Younger people have a better opportunity to compound their money and can be more aggressive with their investments said financial planner Jeremiah Erickson.
As clients age, Erickson said he attempts to look for alternative investments.
For example, real-estate investments can pay monthly income.
“It’s a different kind of investment that doesn’t go up and down like Wall Street,” Erickson said. “There are a lot of people looking for other ways to get income because interest is at a near-record low.”
For clients who start saving later in life, “it’s almost impossible to catch up,” Payne said.
People who work for companies that offer a retirement plan with a company match should take advantage of that, Payne said.
Rule of thumb
Erickson said the first step is to determine how much is needed during retirement, then work backward to compute how much the client can save to reach that goal.
For example, a person wants to retire at age 66 and needs $30,000 annually to pay bills and live a comfortable life. Social Security will pay $18,000 annually, so the client will need $1,000 a month to meet expenses, or $12,000 yearly.
Erickson uses the 4 percent rule of thumb; from $12,000, he would divide by four and determine the client would need $300,000 in retirement savings to meet her goal.
“Folks that have been using the 4 percent found they have excess dollars at the end of their plan (life),” Erickson said.
“Sticking to an asset allocation is more important than picking it right in the first place,” Roth said. “You avoid that behavioral thing,” where people panic and sell investments at a low price.
Payne recommends tithing 10 percent to a church or nonprofit. That advice “turns some people off,” he said. “It’s kind of a karma rule. If you can give away 10 percent, it comes back to you and it takes away the greed.”
However, “I think God wants you to pay your bills before you tithe,” Payne said, quoting a pastor.
Some of Payne’s clients “have more money than God. They have no need for anything.” For some of those clients, their desires are to disperse some of their income to nonprofits, Payne said.
Some clients don’t want their children to receive a large inheritance, Erickson said. One problem for some people relates to having too much money.
“If kids inherit too much, it can be harmful to them,” Erickson said.
Meeting regularly with a financial planner will help those individuals determine what to do with their money.
The other extreme
For people with little or no extra money at the end of the month, “figure out how to spend less,” Erickson said. He said he has clients who have smaller portfolios. “It’s about having a good life and doing things that don’t cost a lot of money.”
He also recommends clients use fee-only financial planners, not planners who are paid commission for what they sell, which “takes away some of the conflicts of interest.”

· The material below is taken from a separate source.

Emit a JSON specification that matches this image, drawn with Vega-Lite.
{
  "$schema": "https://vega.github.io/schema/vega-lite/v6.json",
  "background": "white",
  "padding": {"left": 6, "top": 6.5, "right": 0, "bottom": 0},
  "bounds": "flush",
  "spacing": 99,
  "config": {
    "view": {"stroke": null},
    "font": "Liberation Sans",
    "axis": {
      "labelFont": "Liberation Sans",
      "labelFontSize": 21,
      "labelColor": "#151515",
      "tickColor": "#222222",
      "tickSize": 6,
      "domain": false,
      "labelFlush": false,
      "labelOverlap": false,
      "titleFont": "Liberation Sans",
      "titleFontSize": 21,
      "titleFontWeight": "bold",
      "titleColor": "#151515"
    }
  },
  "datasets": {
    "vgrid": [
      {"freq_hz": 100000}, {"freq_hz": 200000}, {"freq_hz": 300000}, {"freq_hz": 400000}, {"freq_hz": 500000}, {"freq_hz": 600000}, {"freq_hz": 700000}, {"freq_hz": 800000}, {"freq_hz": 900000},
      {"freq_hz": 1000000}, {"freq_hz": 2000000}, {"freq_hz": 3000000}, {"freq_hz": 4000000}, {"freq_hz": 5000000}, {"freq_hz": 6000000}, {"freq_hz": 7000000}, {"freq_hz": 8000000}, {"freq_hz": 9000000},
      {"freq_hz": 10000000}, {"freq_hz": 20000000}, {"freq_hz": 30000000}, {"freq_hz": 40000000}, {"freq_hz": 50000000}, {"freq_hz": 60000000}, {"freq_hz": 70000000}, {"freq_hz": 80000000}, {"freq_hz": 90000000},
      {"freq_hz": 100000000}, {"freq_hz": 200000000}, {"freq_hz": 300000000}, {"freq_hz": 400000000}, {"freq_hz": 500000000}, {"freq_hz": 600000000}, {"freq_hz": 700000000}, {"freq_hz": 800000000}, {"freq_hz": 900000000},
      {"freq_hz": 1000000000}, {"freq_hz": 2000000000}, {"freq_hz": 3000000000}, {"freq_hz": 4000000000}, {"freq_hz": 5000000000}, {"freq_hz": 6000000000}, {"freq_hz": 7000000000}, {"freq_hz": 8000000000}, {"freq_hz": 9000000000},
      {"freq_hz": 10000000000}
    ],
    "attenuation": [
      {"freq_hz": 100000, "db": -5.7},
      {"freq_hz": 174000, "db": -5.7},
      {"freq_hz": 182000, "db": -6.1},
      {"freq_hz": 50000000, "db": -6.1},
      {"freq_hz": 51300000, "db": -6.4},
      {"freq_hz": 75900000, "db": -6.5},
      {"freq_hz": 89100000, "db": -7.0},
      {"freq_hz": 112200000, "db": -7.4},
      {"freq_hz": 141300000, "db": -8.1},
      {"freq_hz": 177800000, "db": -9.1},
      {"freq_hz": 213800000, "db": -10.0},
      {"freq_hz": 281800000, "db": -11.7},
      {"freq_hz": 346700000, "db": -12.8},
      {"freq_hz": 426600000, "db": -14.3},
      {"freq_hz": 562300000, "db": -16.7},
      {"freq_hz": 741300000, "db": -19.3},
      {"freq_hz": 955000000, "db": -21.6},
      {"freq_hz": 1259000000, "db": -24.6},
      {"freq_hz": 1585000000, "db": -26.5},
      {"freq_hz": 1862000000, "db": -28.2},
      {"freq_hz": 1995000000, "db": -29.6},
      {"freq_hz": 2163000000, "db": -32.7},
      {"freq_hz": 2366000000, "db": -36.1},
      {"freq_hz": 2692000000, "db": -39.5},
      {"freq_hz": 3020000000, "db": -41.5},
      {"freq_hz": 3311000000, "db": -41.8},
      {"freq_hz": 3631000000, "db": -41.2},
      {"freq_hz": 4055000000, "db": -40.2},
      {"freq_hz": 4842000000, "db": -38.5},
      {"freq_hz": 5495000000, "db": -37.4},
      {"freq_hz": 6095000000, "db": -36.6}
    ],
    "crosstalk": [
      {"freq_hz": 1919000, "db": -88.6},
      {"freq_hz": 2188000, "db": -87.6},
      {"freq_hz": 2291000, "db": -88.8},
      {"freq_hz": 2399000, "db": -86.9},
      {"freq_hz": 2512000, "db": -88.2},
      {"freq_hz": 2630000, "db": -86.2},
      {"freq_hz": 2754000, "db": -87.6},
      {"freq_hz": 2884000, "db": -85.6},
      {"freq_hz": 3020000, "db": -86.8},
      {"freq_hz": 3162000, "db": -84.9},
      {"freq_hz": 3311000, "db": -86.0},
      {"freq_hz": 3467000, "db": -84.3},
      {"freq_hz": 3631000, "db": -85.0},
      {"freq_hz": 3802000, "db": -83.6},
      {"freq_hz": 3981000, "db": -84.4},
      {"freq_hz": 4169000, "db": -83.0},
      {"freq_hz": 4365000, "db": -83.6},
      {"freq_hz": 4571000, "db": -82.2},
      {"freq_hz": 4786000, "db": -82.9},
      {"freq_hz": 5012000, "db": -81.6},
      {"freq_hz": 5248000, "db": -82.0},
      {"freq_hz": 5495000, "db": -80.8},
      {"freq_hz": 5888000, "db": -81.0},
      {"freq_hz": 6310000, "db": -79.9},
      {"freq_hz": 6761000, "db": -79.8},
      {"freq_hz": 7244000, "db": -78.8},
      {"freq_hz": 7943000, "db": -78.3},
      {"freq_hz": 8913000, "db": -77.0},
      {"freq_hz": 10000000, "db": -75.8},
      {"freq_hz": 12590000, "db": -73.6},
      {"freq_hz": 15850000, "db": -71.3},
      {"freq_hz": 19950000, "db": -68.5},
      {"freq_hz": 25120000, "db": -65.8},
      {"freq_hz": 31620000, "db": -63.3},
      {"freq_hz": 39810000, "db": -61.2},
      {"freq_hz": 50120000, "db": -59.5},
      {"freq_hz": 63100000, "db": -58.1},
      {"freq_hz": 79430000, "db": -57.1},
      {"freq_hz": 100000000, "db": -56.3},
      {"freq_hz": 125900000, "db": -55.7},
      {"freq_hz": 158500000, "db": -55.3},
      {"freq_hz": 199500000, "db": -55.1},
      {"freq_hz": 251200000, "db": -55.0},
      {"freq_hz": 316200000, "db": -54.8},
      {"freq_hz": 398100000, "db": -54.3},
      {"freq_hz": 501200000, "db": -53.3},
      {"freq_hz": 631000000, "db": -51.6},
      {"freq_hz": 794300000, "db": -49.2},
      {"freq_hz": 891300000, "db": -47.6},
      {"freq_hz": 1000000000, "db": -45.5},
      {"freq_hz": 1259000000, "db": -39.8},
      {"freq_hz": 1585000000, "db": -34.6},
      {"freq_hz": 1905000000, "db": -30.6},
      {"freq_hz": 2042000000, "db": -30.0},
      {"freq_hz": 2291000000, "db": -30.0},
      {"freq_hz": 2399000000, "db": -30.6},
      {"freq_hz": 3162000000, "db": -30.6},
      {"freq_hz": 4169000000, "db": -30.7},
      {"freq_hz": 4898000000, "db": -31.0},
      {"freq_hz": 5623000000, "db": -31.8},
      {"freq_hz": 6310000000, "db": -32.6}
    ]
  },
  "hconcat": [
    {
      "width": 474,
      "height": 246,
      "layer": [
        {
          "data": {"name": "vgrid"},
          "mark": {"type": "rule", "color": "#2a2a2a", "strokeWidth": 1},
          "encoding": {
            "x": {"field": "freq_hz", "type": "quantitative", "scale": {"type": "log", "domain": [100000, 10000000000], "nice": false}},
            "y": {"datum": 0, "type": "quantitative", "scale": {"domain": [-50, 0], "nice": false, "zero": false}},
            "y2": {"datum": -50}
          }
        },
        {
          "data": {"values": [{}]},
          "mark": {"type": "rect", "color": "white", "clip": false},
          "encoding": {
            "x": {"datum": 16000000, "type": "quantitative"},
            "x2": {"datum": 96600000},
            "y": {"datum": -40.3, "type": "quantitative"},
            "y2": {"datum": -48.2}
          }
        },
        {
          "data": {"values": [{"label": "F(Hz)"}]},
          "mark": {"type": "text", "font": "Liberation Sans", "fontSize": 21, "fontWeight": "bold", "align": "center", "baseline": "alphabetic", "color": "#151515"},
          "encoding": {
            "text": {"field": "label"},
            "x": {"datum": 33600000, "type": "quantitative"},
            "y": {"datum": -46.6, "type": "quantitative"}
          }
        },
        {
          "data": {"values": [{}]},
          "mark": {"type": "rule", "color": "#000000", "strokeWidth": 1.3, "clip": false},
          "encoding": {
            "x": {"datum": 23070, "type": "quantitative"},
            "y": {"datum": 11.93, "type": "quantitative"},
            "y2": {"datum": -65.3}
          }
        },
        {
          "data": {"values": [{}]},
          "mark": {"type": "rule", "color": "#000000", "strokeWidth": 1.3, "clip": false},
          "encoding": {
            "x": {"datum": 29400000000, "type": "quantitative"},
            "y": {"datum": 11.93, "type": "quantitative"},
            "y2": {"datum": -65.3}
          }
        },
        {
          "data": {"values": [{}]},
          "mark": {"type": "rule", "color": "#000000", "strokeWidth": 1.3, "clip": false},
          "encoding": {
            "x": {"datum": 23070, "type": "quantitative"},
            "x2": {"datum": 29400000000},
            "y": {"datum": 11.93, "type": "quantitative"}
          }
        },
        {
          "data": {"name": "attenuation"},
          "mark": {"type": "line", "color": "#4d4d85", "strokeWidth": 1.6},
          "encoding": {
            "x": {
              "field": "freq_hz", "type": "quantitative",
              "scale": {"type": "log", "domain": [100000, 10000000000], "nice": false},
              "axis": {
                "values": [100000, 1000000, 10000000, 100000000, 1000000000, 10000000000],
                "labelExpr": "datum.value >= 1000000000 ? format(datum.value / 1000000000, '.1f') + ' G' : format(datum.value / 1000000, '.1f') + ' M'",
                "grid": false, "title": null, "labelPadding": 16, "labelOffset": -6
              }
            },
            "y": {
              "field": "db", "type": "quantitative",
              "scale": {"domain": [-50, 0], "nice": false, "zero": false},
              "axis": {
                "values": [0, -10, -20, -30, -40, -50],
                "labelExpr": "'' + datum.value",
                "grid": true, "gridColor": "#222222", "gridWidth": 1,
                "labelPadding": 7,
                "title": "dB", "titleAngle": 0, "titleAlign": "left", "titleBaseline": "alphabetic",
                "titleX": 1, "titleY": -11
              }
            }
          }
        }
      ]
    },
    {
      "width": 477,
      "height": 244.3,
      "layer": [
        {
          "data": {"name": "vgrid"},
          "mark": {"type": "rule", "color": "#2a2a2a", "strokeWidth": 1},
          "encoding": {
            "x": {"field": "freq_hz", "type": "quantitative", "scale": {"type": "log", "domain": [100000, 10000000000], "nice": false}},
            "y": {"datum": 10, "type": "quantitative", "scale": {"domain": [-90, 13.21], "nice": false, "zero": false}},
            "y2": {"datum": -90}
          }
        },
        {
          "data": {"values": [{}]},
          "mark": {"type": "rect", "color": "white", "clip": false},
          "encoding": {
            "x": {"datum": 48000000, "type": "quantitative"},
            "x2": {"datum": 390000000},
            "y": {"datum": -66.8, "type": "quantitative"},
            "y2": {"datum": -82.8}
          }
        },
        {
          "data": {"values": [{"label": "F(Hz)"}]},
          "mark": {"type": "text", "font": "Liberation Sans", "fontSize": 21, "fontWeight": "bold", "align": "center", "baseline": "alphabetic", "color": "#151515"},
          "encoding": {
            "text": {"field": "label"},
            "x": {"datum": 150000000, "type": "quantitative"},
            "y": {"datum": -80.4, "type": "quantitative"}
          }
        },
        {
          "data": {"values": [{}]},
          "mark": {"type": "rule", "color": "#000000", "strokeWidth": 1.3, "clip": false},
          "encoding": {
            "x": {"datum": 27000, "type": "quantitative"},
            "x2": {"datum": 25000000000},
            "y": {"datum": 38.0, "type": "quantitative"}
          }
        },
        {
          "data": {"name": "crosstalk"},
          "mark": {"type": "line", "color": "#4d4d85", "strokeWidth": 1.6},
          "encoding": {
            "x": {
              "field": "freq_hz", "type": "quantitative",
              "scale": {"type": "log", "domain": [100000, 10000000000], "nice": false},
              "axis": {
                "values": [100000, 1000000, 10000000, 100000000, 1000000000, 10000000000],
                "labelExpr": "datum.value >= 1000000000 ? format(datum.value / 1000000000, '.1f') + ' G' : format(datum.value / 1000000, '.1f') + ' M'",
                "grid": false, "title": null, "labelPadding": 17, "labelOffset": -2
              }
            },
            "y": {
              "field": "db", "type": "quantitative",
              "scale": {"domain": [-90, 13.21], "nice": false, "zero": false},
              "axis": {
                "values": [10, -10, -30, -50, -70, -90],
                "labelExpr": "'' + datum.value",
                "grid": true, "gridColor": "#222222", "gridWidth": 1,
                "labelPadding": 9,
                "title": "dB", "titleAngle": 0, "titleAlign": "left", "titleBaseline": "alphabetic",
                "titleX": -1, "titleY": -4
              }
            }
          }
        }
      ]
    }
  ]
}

“My heart goes out to them,” Pennica said. “If they don’t have the resources to put away, there’s not a lot of resources. They’re going to get Social Security and state help.”
“If someone is making $30,000 and they have three kids, I don’t have an answer for them,” Erickson said. He said he’s seen physicians who make $1 million annually spend it all.
“They need a psychologist,” he said laughing, But seriously, he added, “Changing behavior is difficult.”